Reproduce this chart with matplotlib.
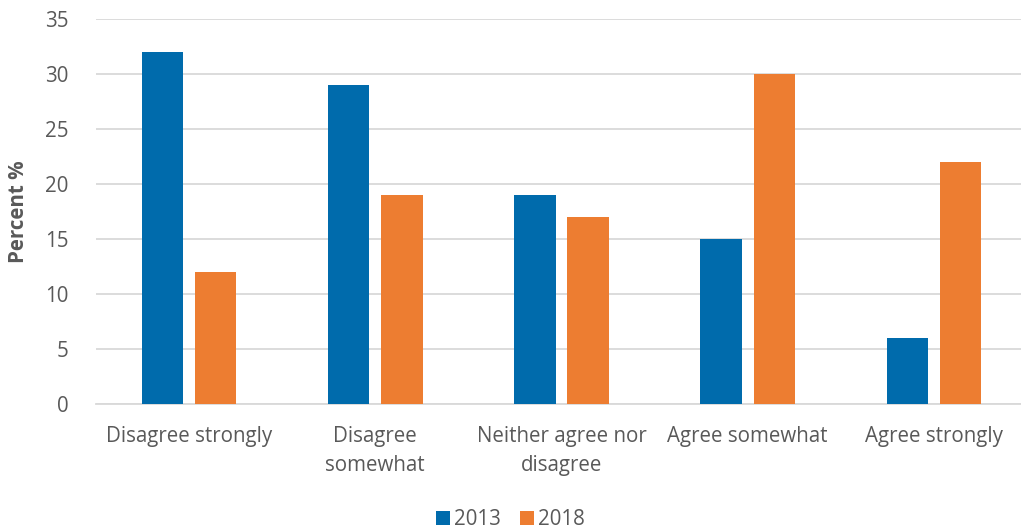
import numpy as np
import matplotlib.pyplot as plt

# Survey responses by year
categories = ['Disagree strongly', 'Disagree\nsomewhat', 'Neither agree nor\ndisagree',
              'Agree somewhat', 'Agree strongly']
years = ['2013', '2018']
pct_2013 = [32, 29, 19, 15, 6]
pct_2018 = [12, 19, 17, 30, 22]

blue = '#006BAC'
orange = '#ED7D31'
grey = '#595959'

plt.rcParams['font.family'] = ['Open Sans', 'DejaVu Sans']

fig = plt.figure(figsize=(10.21, 5.31), dpi=100)
ax = fig.add_axes([96 / 1021, 0.239, 931 / 1021, 0.725])

x = np.arange(len(categories))
w = 0.223
ax.bar(x - 0.143, pct_2013, w, color=blue, label=years[0], zorder=3)
ax.bar(x + 0.143, pct_2018, w, color=orange, label=years[1], zorder=3)

ax.set_xlim(-0.5, len(categories) - 0.5)
ax.set_ylim(0, 35)
ax.set_yticks(range(0, 36, 5))
ax.yaxis.grid(True, color='#D9D9D9', linewidth=1.3, zorder=0)
ax.set_xticks(x)
ax.set_xticklabels(categories, fontsize=14.8, color=grey, linespacing=1.45)
ax.tick_params(axis='y', labelsize=14.8, labelcolor=grey, length=0, pad=20)
ax.tick_params(axis='x', length=0, pad=16)
for s in ['top', 'right', 'left']:
    ax.spines[s].set_visible(False)
ax.spines['bottom'].set_color('#D9D9D9')
ax.spines['bottom'].set_linewidth(1.3)

ax.set_ylabel('Percent %', fontsize=14.8, fontweight='bold', color=grey, labelpad=11)

fig.legend(loc='lower center', bbox_to_anchor=(0.5, -0.033), ncol=2, frameon=False,
           fontsize=14.8, labelcolor=grey, handlelength=0.7, handleheight=0.7,
           handletextpad=0.2, columnspacing=0.9)

fig.savefig('out.png', dpi=100)
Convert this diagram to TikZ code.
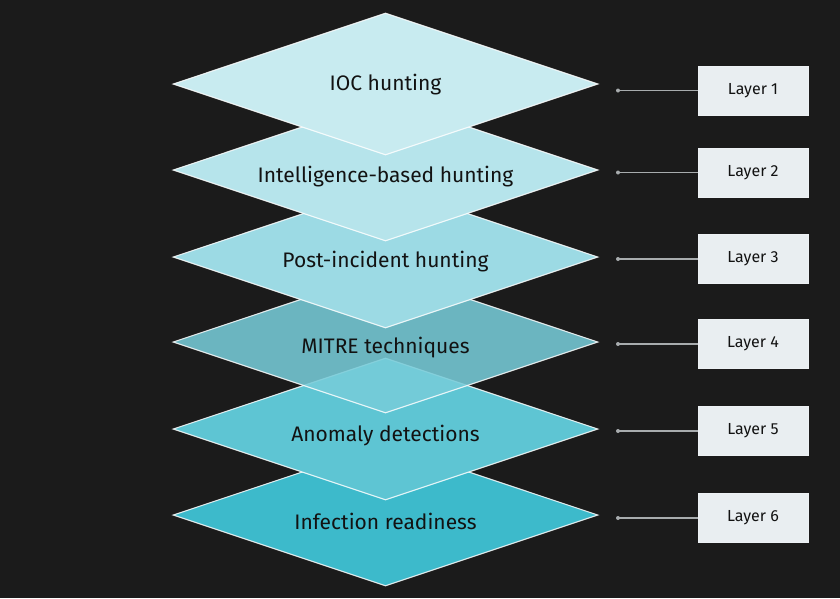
\documentclass[tikz,border=0pt]{standalone}
\usepackage{fontspec}
\setmainfont{Fira Sans}
\usetikzlibrary{shapes.geometric}
\definecolor{bgc}{HTML}{1B1B1B}
\definecolor{dA}{HTML}{C8EBF0}
\definecolor{dB}{HTML}{B6E4EB}
\definecolor{dC}{HTML}{9CDAE4}
\definecolor{dD}{HTML}{77CCD9}
\definecolor{dE}{HTML}{5EC5D3}
\definecolor{dF}{HTML}{3DBACB}
\definecolor{boxc}{HTML}{E9EEF1}
\definecolor{txtc}{HTML}{121212}
\definecolor{linec}{HTML}{A8ACAE}
\tikzset{
  layer/.style={diamond, shape aspect=3, minimum width=425pt, minimum height=142pt,
    inner sep=0pt, draw=white, draw opacity=0.85, line width=1.1pt},
  lbl/.style={text=txtc, inner sep=0pt, font=\fontsize{21}{24}\selectfont},
  tagbox/.style={rectangle, minimum width=110pt, minimum height=49pt, inner sep=0pt,
    fill=boxc, draw=boxc!80!white, line width=0.6pt, text=txtc,
    font=\fontsize{16}{19}\selectfont},
  leader/.style={draw=linec, line width=1.1pt},
  dotc/.style={circle, fill=linec, inner sep=0pt, minimum size=4pt}
}
\begin{document}
\begin{tikzpicture}[x=1pt,y=-1pt]
\fill[bgc] (0,0) rectangle (840,598);
\useasboundingbox (0,0) rectangle (840,598);
% diamonds, bottom to top
\node[layer, fill=dF] (d6) at (385.5,515) {};
\node[layer, fill=dE] (d5) at (385.5,429) {};
\node[layer, fill=dD, fill opacity=0.87] (d4) at (385.5,342) {};
\node[layer, fill=dC] (d3) at (385.5,257) {};
\node[layer, fill=dB] (d2) at (385.5,170) {};
\node[layer, fill=dA] (d1) at (385.5,84) {};
% texts
\node[lbl] (t1) at ([yshift=-1pt]d1.center) {IOC hunting};
\node[lbl] (t2) at ([yshift=-7pt]d2.center) {Intelligence-based hunting};
\node[lbl] (t3) at ([yshift=-5pt]d3.center) {Post-incident hunting};
\node[lbl] (t4) at ([yshift=-6pt]d4.center) {MITRE techniques};
\node[lbl] (t5) at ([yshift=-7pt]d5.center) {Anomaly detections};
\node[lbl] (t6) at ([yshift=-6pt]d6.center) {Infection readiness};
% labels
\foreach \i/\yy in {1/90.5, 2/172.5, 3/259, 4/344, 5/431, 6/518}{
  \node[tagbox] (l\i) at (753,\yy) {Layer \i};
  \coordinate (c\i) at (618,\yy);
  \draw[leader] (c\i) -- (l\i.west);
  \node[dotc] at (c\i) {};
}
\end{tikzpicture}
\end{document}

What the task requires → Exactly the lines from the one with "Convert this diagram to TikZ code." through the end of the records should be written out, and only those. Pictures do not belong in the copy.

Correct answer →
Convert this diagram to TikZ code.
\documentclass[tikz,border=0pt]{standalone}
\usepackage{fontspec}
\setmainfont{Fira Sans}
\usetikzlibrary{shapes.geometric}
\definecolor{bgc}{HTML}{1B1B1B}
\definecolor{dA}{HTML}{C8EBF0}
\definecolor{dB}{HTML}{B6E4EB}
\definecolor{dC}{HTML}{9CDAE4}
\definecolor{dD}{HTML}{77CCD9}
\definecolor{dE}{HTML}{5EC5D3}
\definecolor{dF}{HTML}{3DBACB}
\definecolor{boxc}{HTML}{E9EEF1}
\definecolor{txtc}{HTML}{121212}
\definecolor{linec}{HTML}{A8ACAE}
\tikzset{
  layer/.style={diamond, shape aspect=3, minimum width=425pt, minimum height=142pt,
    inner sep=0pt, draw=white, draw opacity=0.85, line width=1.1pt},
  lbl/.style={text=txtc, inner sep=0pt, font=\fontsize{21}{24}\selectfont},
  tagbox/.style={rectangle, minimum width=110pt, minimum height=49pt, inner sep=0pt,
    fill=boxc, draw=boxc!80!white, line width=0.6pt, text=txtc,
    font=\fontsize{16}{19}\selectfont},
  leader/.style={draw=linec, line width=1.1pt},
  dotc/.style={circle, fill=linec, inner sep=0pt, minimum size=4pt}
}
\begin{document}
\begin{tikzpicture}[x=1pt,y=-1pt]
\fill[bgc] (0,0) rectangle (840,598);
\useasboundingbox (0,0) rectangle (840,598);
% diamonds, bottom to top
\node[layer, fill=dF] (d6) at (385.5,515) {};
\node[layer, fill=dE] (d5) at (385.5,429) {};
\node[layer, fill=dD, fill opacity=0.87] (d4) at (385.5,342) {};
\node[layer, fill=dC] (d3) at (385.5,257) {};
\node[layer, fill=dB] (d2) at (385.5,170) {};
\node[layer, fill=dA] (d1) at (385.5,84) {};
% texts
\node[lbl] (t1) at ([yshift=-1pt]d1.center) {IOC hunting};
\node[lbl] (t2) at ([yshift=-7pt]d2.center) {Intelligence-based hunting};
\node[lbl] (t3) at ([yshift=-5pt]d3.center) {Post-incident hunting};
\node[lbl] (t4) at ([yshift=-6pt]d4.center) {MITRE techniques};
\node[lbl] (t5) at ([yshift=-7pt]d5.center) {Anomaly detections};
\node[lbl] (t6) at ([yshift=-6pt]d6.center) {Infection readiness};
% labels
\foreach \i/\yy in {1/90.5, 2/172.5, 3/259, 4/344, 5/431, 6/518}{
  \node[tagbox] (l\i) at (753,\yy) {Layer \i};
  \coordinate (c\i) at (618,\yy);
  \draw[leader] (c\i) -- (l\i.west);
  \node[dotc] at (c\i) {};
}
\end{tikzpicture}
\end{document}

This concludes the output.